UNIFESP port e inglês 2007 – Questão 42

Linguagens / Inglês / Text Comprehension / Extract important information from the text
Temper Tracking: Angry Outbursts May Take a Toll on the Lungs
By Nicholas Bakalar, September 19, 2006
Men who are chronically hostile and angry may face a future of sharply diminishing lung function, new research suggests. In 1986, scientists administered a questionnaire to 670 men ages 21 to 80 to assess their hostility. Each then received a pulmonary exam within one year of completing the questionnaire. The men were tracked for an average of 8.2 years, with comprehensive physical examinations every 3 to 5 years, including an average of three pulmonary function tests.
After controlling for age, weight, height, smoking status and other variables, the scientists found a consistent association between high hostility and lower levels of lung function.

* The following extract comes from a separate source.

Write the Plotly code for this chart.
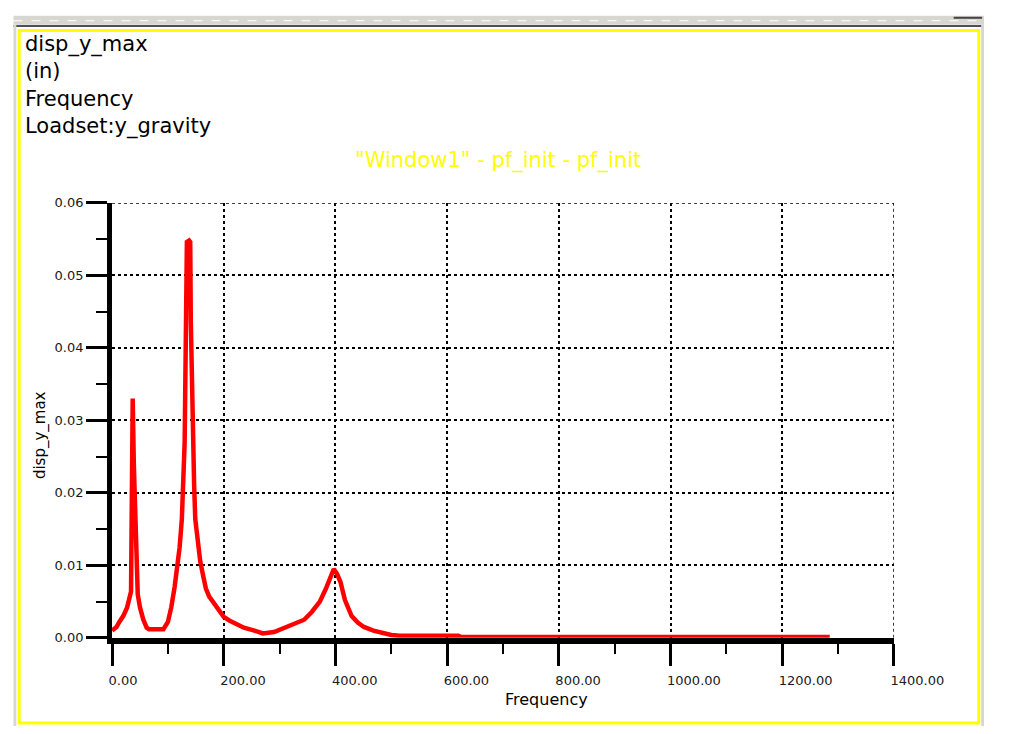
import plotly.graph_objects as go

W, H = 1034, 734

# ---- data ----
freq = [0, 8, 13, 20, 27, 31, 34, 35, 37, 39, 43, 46, 50, 56, 62, 66, 88,
        92, 100, 106, 112, 117, 121, 125, 128, 130, 132, 134, 138, 140, 141, 143, 145, 147,
        149, 154, 158, 163, 168, 174, 180, 190, 200, 210, 220, 236, 255, 270, 290, 310,
        330, 344, 358, 372, 383, 392, 397, 403, 409, 417, 424, 429, 440, 451, 468, 485,
        500, 515, 620, 625, 1285]
disp = [0.0010, 0.0015, 0.0022, 0.0030, 0.0042, 0.0052, 0.0064, 0.0155, 0.0330, 0.0240,
        0.0096, 0.0060, 0.0042, 0.0025, 0.0014, 0.0012, 0.0012,
        0.0012, 0.0022, 0.0042, 0.0070, 0.0096, 0.0125, 0.0164, 0.0215, 0.0270, 0.0407,
        0.0546, 0.0548, 0.0546, 0.0437, 0.0340, 0.0270, 0.0210,
        0.0164, 0.0125, 0.0105, 0.0086, 0.0068, 0.0057, 0.0050, 0.0040, 0.0029, 0.0024,
        0.0020, 0.0014, 0.0010, 0.0006, 0.0008, 0.0014,
        0.0020, 0.0025, 0.0036, 0.0050, 0.0068, 0.0085, 0.0095, 0.0088, 0.0077, 0.0052,
        0.0038, 0.0030, 0.0021, 0.0015, 0.0010, 0.0006,
        0.0004, 0.0003, 0.0003, 0.0001, 0.0001]

x_ticks = [0, 200, 400, 600, 800, 1000, 1200, 1400]
x_ticklabels = ["0.00", "200.00", "400.00", "600.00", "800.00", "1000.00", "1200.00", "1400.00"]
y_ticks = [0.00, 0.01, 0.02, 0.03, 0.04, 0.05, 0.06]
y_ticklabels = ["0.00", "0.01", "0.02", "0.03", "0.04", "0.05", "0.06"]

header_lines = ["disp_y_max", "(in)", "Frequency", "Loadset:y_gravity"]
subtitle = '"Window1" - pf_init - pf_init'
x_title = "Frequency"
y_title = "disp_y_max"

# ---- geometry helpers (pixel -> paper, margins are zero) ----
def X(px):
    return px / W

def Y(py):
    return 1 - py / H

PL, PR, PT, PB = 114, 939, 200, 644

fig = go.Figure()
fig.add_trace(go.Scatter(x=freq, y=disp, mode="lines",
                         line=dict(color="#ff0000", width=4.5), hoverinfo="skip",
                         showlegend=False))

tickfont = dict(family="DejaVu Sans", size=13, color="#1a1a1a")

fig.update_layout(
    width=W, height=H,
    margin=dict(l=0, r=0, t=0, b=0),
    paper_bgcolor="white", plot_bgcolor="white",
    showlegend=False,
    xaxis=dict(
        domain=[X(PL), X(PR)], range=[0, 1400],
        tickmode="array", tickvals=x_ticks, ticktext=x_ticklabels,
        ticks="outside", ticklen=22, tickwidth=3, tickcolor="black",
        ticklabelposition="outside right", ticklabelshift=-8, ticklabelstandoff=26,
        showline=True, linecolor="black", linewidth=6,
        showgrid=True, gridcolor="black", gridwidth=1.5, griddash="dot",
        zeroline=False, layer="below traces",
        minor=dict(dtick=100, ticks="outside", ticklen=10, tickwidth=2,
                   tickcolor="black", showgrid=False),
        tickfont=tickfont, fixedrange=True,
    ),
    yaxis=dict(
        domain=[Y(PB), Y(PT)], range=[0, 0.06],
        tickmode="array", tickvals=y_ticks, ticktext=y_ticklabels,
        ticks="outside", ticklen=21, tickwidth=3, tickcolor="black",
        showline=True, linecolor="black", linewidth=5,
        showgrid=True, gridcolor="black", gridwidth=1.5, griddash="dot",
        zeroline=False, layer="below traces",
        minor=dict(dtick=0.005, ticks="outside", ticklen=11, tickwidth=2,
                   tickcolor="black", showgrid=False),
        tickfont=tickfont, fixedrange=True,
    ),
)

shapes = []
# window chrome
shapes.append(dict(type="rect", xref="paper", yref="paper", x0=X(10), x1=X(1034), y0=Y(18), y1=Y(9),
                   fillcolor="#d8d6d0", line=dict(width=0), layer="below"))
shapes.append(dict(type="line", xref="paper", yref="paper", x0=X(10), x1=X(1034), y0=Y(14), y1=Y(14),
                   line=dict(color="white", width=1, dash="dash")))
shapes.append(dict(type="line", xref="paper", yref="paper", x0=X(10), x1=X(1034), y0=Y(19.5), y1=Y(19.5),
                   line=dict(color="#505050", width=2)))
shapes.append(dict(type="rect", xref="paper", yref="paper", x0=X(10), x1=X(13), y0=Y(734), y1=Y(18),
                   fillcolor="#d8d6d0", line=dict(width=0)))
shapes.append(dict(type="rect", xref="paper", yref="paper", x0=X(1031), x1=X(1034), y0=Y(734), y1=Y(18),
                   fillcolor="#d8d6d0", line=dict(width=0)))
shapes.append(dict(type="line", xref="paper", yref="paper", x0=X(1002), x1=X(1032), y0=Y(11), y1=Y(11),
                   line=dict(color="#444444", width=2)))
shapes.append(dict(type="rect", xref="paper", yref="paper", x0=X(16), x1=X(1028.5), y0=Y(731), y1=Y(24),
                   line=dict(color="#ffff00", width=3), fillcolor="rgba(0,0,0,0)"))
# top and right dotted boundary gridlines
shapes.append(dict(type="line", xref="x", yref="y", x0=0, x1=1400, y0=0.06, y1=0.06,
                   line=dict(color="black", width=1.5, dash="dot"), layer="below"))
shapes.append(dict(type="line", xref="x", yref="y", x0=1400, x1=1400, y0=0, y1=0.06,
                   line=dict(color="black", width=1.5, dash="dot"), layer="below"))
fig.update_layout(shapes=shapes)

ann = []
ann.append(dict(text="<br>".join(header_lines), xref="paper", yref="paper", x=X(20), y=Y(80),
                xanchor="left", yanchor="middle", align="left", showarrow=False,
                font=dict(family="DejaVu Sans", size=21, color="black")))
ann.append(dict(text=subtitle, xref="paper", yref="paper", x=X(521), y=Y(157),
                xanchor="center", yanchor="middle", showarrow=False,
                font=dict(family="DejaVu Sans", size=21, color="#ffff00")))
ann.append(dict(text=x_title, xref="paper", yref="paper", x=X(572), y=Y(707),
                xanchor="center", yanchor="middle", showarrow=False,
                font=dict(family="DejaVu Sans", size=16, color="black")))
ann.append(dict(text=y_title, xref="paper", yref="paper", x=X(38), y=Y(437),
                xanchor="center", yanchor="middle", showarrow=False, textangle=-90,
                font=dict(family="DejaVu Sans", size=15, color="black")))
fig.update_layout(annotations=ann)

fig.write_html("out.html")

Among more hostile men, pulmonary function was worse at every exam over a 10-year period when compared with less hostile subjects.

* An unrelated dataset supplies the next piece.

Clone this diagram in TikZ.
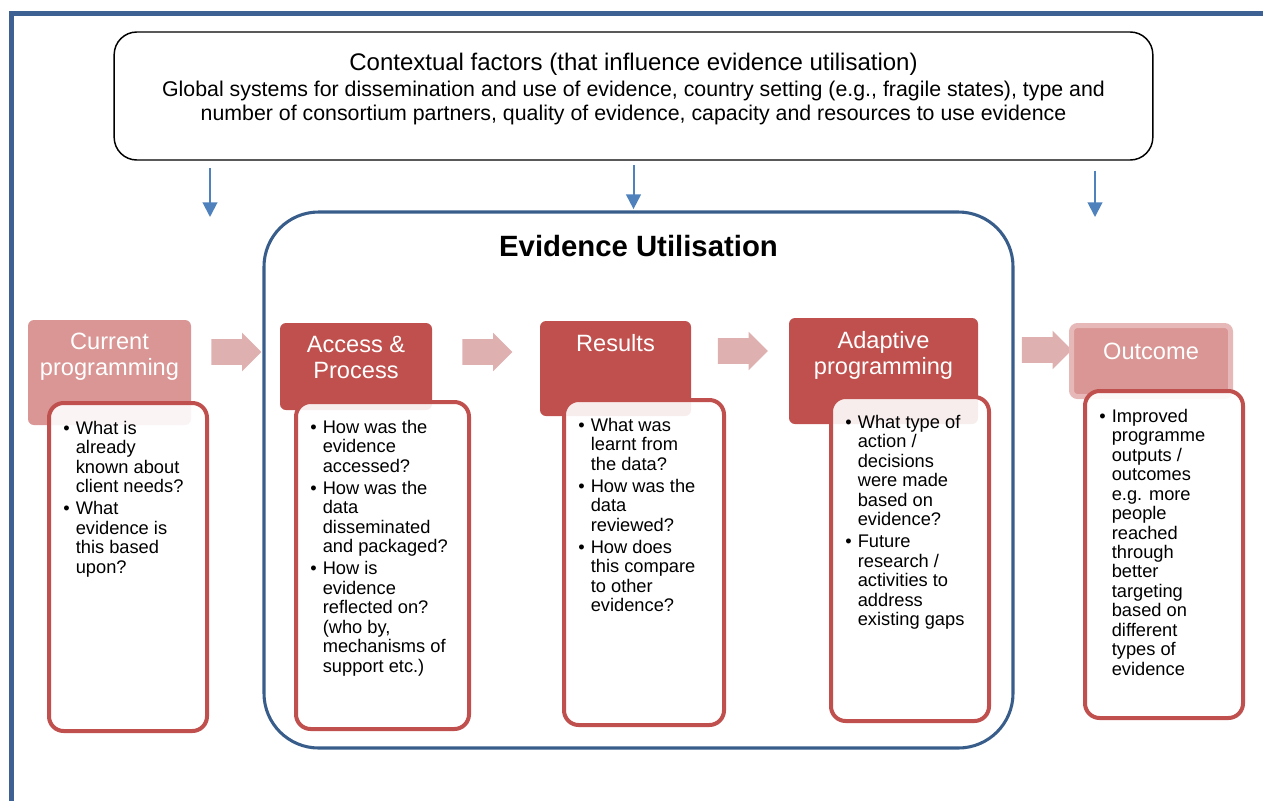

The study appears online in Thorax. Since levels of lung function were in the normal range at the start of the study, the researchers say, the possibility that poor lung function led to hostility rather than the other way around is unlikely. They acknowledge, however, that an unknown factor could cause both hostility and poor lung function.
Still, Dr. Rosalind J. Wright, an assistant professor of medicine at Harvard and the senior author of the study, said there was no doubt that emotions could cause physical changes, some of which could be detrimental.
“When you experience physical symptoms around negative emotions, your heart rate goes up, you start sweating, and so on,” Dr. Wright said. “Changes in bodily functions – nervous system, immune function – need to occur for you to feel these things. It is possible that similar processes are going on more locally, say in the lungs, which over many years may cause inflammation that affects lung function.”